Fine-Grained Collaboration
Usually when Rune Skelley is writing a novel, the workload is divided up by scene. Kent and Jen work in parallel, each at his or her own desk, on his or her own computer, writing his or her own scene. We have both gotten pretty good at writing in the Rune Skelley voice, and our personal idiosyncrasies are smoothed out during editing. The Kent scenes become more Jen, the Jen scenes become more Kent.
Our current project has introduced a new wrinkle to our writing partnership. In a move that seems to be related to creating stubs, Jen has recently started writing little micro-scenes and then handing them over to Kent to finish. These differ from stubs in that they are, more or less, fully formed prose. Really brief sections of fully formed prose.
The first one was a seduction. Jen knew exactly how a pivotal point in the characters’ interaction would play out. Rather than risk losing its spark by summarizing it, or losing it altogether by backburnering it until it was time to write the whole scene, she typed up the part she knew, capturing the eroticism of the moment beautifully.

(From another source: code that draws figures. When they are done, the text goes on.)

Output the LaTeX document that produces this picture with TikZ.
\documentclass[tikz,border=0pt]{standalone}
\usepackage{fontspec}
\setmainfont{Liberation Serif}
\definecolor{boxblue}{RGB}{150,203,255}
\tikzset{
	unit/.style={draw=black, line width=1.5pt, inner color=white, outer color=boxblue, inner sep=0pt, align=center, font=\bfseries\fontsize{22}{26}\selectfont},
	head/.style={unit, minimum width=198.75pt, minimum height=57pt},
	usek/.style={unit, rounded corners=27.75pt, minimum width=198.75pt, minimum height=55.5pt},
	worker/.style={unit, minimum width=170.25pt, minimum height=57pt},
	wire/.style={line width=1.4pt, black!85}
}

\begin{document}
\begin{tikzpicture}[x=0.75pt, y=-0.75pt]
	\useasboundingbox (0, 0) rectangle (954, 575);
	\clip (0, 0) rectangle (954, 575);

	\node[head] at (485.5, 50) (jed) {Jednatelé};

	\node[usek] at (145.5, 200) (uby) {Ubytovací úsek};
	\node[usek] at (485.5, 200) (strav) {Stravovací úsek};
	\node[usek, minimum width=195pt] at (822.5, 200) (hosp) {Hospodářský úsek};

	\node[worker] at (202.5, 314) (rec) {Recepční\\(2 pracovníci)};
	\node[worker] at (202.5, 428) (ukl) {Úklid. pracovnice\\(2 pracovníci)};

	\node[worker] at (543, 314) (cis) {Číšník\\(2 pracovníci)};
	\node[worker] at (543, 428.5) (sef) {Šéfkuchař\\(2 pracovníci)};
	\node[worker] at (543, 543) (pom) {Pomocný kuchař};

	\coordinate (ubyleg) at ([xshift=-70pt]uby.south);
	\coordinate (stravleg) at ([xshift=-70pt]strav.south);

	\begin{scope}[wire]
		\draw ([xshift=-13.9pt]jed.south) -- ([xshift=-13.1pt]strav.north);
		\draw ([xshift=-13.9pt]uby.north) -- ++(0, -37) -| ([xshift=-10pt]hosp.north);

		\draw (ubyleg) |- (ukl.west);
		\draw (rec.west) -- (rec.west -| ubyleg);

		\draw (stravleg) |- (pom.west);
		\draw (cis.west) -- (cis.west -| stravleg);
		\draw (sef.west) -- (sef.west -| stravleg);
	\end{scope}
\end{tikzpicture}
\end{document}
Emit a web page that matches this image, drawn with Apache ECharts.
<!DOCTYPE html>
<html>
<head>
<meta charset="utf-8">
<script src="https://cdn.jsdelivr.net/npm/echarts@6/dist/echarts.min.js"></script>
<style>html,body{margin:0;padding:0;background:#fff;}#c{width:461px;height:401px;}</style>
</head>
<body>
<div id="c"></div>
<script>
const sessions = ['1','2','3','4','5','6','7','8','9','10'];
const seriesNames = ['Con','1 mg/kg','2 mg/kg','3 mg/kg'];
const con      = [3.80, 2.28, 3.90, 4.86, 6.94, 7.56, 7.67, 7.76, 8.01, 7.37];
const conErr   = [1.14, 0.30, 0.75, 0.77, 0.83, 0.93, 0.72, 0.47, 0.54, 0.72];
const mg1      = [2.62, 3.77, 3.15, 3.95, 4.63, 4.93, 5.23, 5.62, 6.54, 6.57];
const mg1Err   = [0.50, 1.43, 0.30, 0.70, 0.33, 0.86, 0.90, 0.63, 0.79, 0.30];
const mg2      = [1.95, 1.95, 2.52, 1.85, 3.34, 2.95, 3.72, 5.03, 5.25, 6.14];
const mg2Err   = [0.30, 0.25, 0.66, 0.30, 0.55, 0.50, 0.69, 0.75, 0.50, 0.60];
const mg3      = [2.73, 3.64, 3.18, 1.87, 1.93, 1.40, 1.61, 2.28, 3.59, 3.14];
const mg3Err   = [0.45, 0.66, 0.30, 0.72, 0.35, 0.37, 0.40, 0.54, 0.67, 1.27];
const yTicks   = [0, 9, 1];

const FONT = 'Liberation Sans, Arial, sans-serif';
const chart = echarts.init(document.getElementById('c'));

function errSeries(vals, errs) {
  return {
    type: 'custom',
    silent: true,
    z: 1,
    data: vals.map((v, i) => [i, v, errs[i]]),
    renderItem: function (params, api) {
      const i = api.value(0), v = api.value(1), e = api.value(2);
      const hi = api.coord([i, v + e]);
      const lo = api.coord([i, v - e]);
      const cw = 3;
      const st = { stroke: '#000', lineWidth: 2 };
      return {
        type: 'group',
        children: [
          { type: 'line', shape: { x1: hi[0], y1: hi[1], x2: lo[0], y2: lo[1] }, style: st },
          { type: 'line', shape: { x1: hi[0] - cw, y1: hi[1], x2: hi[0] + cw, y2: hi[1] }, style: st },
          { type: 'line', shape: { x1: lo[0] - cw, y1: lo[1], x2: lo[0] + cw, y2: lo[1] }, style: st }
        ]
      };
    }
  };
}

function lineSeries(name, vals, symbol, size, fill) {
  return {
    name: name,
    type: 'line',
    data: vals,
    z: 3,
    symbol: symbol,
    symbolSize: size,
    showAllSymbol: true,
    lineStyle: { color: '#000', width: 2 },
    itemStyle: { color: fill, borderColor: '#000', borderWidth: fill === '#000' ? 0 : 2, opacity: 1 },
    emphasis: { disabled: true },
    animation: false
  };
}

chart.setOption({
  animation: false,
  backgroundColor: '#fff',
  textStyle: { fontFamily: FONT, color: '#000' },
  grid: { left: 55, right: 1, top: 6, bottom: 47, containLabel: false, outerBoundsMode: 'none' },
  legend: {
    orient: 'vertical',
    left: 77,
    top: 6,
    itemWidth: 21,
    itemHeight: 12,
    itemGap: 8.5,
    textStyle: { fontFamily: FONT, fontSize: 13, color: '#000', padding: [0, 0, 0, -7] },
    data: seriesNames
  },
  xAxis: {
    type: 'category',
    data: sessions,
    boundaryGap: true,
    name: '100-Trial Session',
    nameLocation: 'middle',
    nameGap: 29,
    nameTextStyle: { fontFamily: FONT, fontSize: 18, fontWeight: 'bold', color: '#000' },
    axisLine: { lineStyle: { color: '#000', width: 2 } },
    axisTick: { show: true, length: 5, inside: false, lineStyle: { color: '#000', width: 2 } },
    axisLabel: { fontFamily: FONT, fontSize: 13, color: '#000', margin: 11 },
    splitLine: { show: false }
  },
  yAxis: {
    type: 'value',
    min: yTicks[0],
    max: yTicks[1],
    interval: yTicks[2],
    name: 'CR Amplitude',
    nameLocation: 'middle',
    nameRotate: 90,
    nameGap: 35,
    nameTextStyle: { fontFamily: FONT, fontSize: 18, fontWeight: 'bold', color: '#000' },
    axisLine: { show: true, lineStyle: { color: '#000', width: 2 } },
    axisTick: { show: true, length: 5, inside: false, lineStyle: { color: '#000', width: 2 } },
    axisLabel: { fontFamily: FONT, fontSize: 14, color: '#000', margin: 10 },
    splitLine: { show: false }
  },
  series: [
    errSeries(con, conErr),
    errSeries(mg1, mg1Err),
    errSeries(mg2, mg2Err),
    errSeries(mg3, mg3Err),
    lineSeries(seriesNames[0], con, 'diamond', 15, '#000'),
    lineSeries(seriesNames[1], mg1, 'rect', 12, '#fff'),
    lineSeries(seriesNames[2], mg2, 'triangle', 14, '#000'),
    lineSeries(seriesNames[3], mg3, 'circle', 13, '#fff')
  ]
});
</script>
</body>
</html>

Kent had the challenge of working up to that exact moment, and then back out of it again, without disturbing it. He did a brilliant job, which emboldened Jen to write up several more micro-scenes that were rattling around in her head.
It’s a tricky way to work when you’re collaborating. A solo author can do exactly as he or she wants at any given point in the composition process. When you’re working with a writing partner, you need to be mindful about too many constrictions.
We believe that boundaries spark creativity, but too many boundaries can cause paralysis. A partner is a boundary of sorts, placing constraints on what you write, but in a good partnership that limitation paradoxically becomes a source of greater inspiration.